In python, the zeroth argument is the name of the program (in our case, HarmOsc_SD2.py) and thus the name of the parameter file (CO_HarmOsc.par) will be the first argument. To tell the program that the first argument is a filename that needs to be opened for reading, we add a following line to the program:

par_file = open( sys.argv[ 1 ] )

The new program must also read in the starting distance, which will be given as the second argument. To tell the program that the second argument is a value for the initial distance, we add the following line to the program:

r_ini   = float(sys.argv[ 2 ])

The statement float() is needed because otherwise Python would interpret the second argument as a text string "1.55", which cannot be subtracted from the equilibrium distance.

Python Modules

One of the powers of Python as as programming language is its extensibility with modules. The core of Python provides a rather limited set of built-in functions. For example, float() in the above example is a built-in function. Other functions are contained in modules that must be imported before the function is used. For example, argv is part of the module that defines system-specific functionality; in order to use sys.arg, the sys module must be imported as:

import sys

You can access underlying operating system commands via the os module. Mathematical functions such as log and sin are found in the math module. Linear algebra operations, such as inv are in the numpy module. More advanced data scientific data analysis operations are collected in the scipy module. Many Python modules are explained at PythonInfo Wiki.

Reading a Text File

So far the program knows to open a file CO_HarmOsc.par for reading and associates the content of this file with par_file object. The content of the CO_HarmOsc.par file could be:

CO   2743.0   1.1283

To actually read the parameters from this file, readlines() and split() functions are used. They do what their names imply: the first reads individual lines from the file, the second splits individual lines into fields. Notice that the example below is more general than what is needed in this case because our file will have only one line for CO.
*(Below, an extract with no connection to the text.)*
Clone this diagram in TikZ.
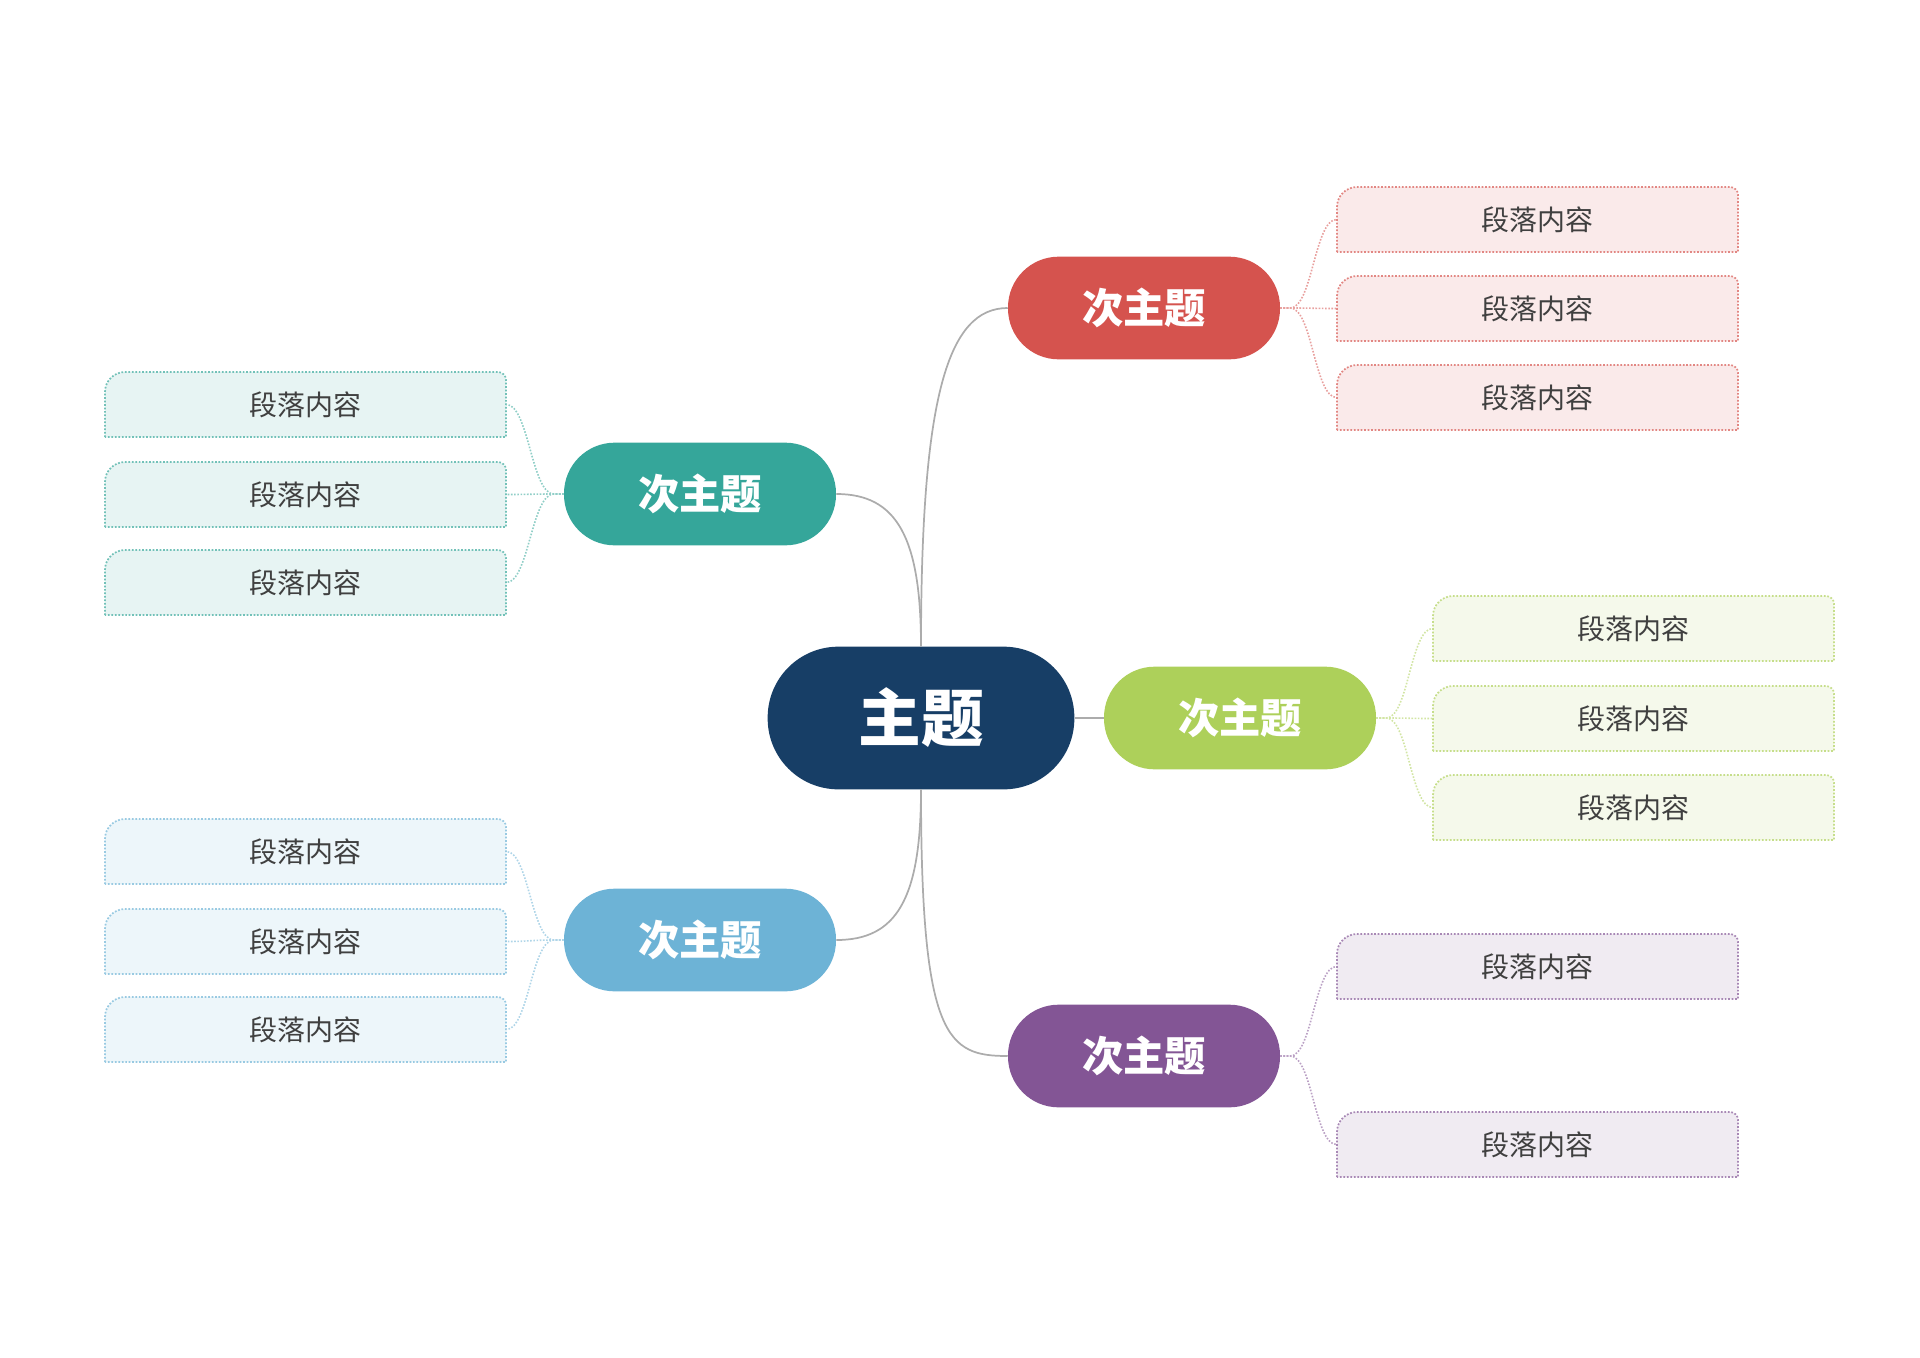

parameters = par_file.readlines()

for parameter in parameters:
    fields = parameter.split()
    mol  = (fields [0] )                        # Name of the molecule or bond
    k    = float (fields [1] )                  # Harmonic force constant
    r_eq = float (fields [2] )                  # Potential minimum distance

The example above also introduces a for loop. This for loop is repeated for each line in the parameter file; in this case only once. For loops are commonly used to perform iterations, such as repeated evaluation of energy and derivatives in the minimization program. For loop is one example of a program control structures. Two other common program control structures in Python are the while loop and the if statement.

Producing Nicer Output

The first program found a minimum all right but the output it produced was not particularly well organized. This was so because the print command produces unformatted output. Using

print "%3d   %6.4f      %8.3f    %8.3f " % (i, r, E, F)

instead of

print i, r, E, F

will give the desired format in which the loop counter is 3-digit integer, the distance value is printed with four decimal points, and energy and forces are given with three decimal points.

Graphical Output

In addition to producing text output, some computational programs also generate graphical output. The latter can be either displayed in the real time through a graphical user interface, or stored on a disk for for later display. For example, it would be nice to see how the function we minimize looks, and what is the path that a minimizer takes. Programming for graphical output is generally more challenging because one has to be familiar with the capabilities of the graphical user interface or the graphing programs. A powerful free scientific graphing program for UNIX computer is Xmgrace. The program accepts text-encoded input and produces plots that can be saved in a variety of formats. The text-encoded input that specifies the appearance of the plot can be automatically generated by the minimization program after adding the following lines

a_pot = open("harmosc_steepest_descent.tbl", 'w')

print >> a_pot, '@ TITLE "Steepest Descent Search Path" '
print >> a_pot, '@ XAXIS LABEL "Distance, Ang" '
print >> a_pot, '@ YAXIS LABEL "Energy, kcal/mol" '
print >> a_pot, '@ S0 line type 1'
print >> a_pot, '@ S1 line type 3'
print >> a_pot, '@ S1 line linestyle 2'
print >> a_pot, '@ S1 symbol 1'
print >> a_pot, '@ S1 symbol size 0.5'  

for i in range(40,195):
   r = 0.01*i
   E = 0.5 * k * (r - r_eq)**2
   print >> a_pot, r, E

Program Organization: Defining Functions

The last aspect of programming concerns the organization of the program. So far, we have used explicit formulas, such as E = 0.5 * k * (r - r_eq)**2 every time we need to calculate the energy. This is fine in short programs and short formulas but if the energy expression gets longer and is required in many parts of the program, the program gets difficult to read and maintain. It would be helpful if we can define energy once and later just refer to this energy function when needed. This is done in Python using the def statement

def Hamiltonian(r):
    pot = 0.5 * k * (r - r_eq)**2
    return pot

A More Flexible Minimization Program

We are now equipped to write a more useful minimization program. The program code is given in the next page but before you continue you should take time and try to write yourself a program that performs steepest descent minimization of a harmonic potential and gives the user a freedom to choose which parameter file to use for bond description, and where to start the minimization. The program should define commonly used functions and generate formatted text output. This exercise gives you more practice in programming and prepares you for the final assignment.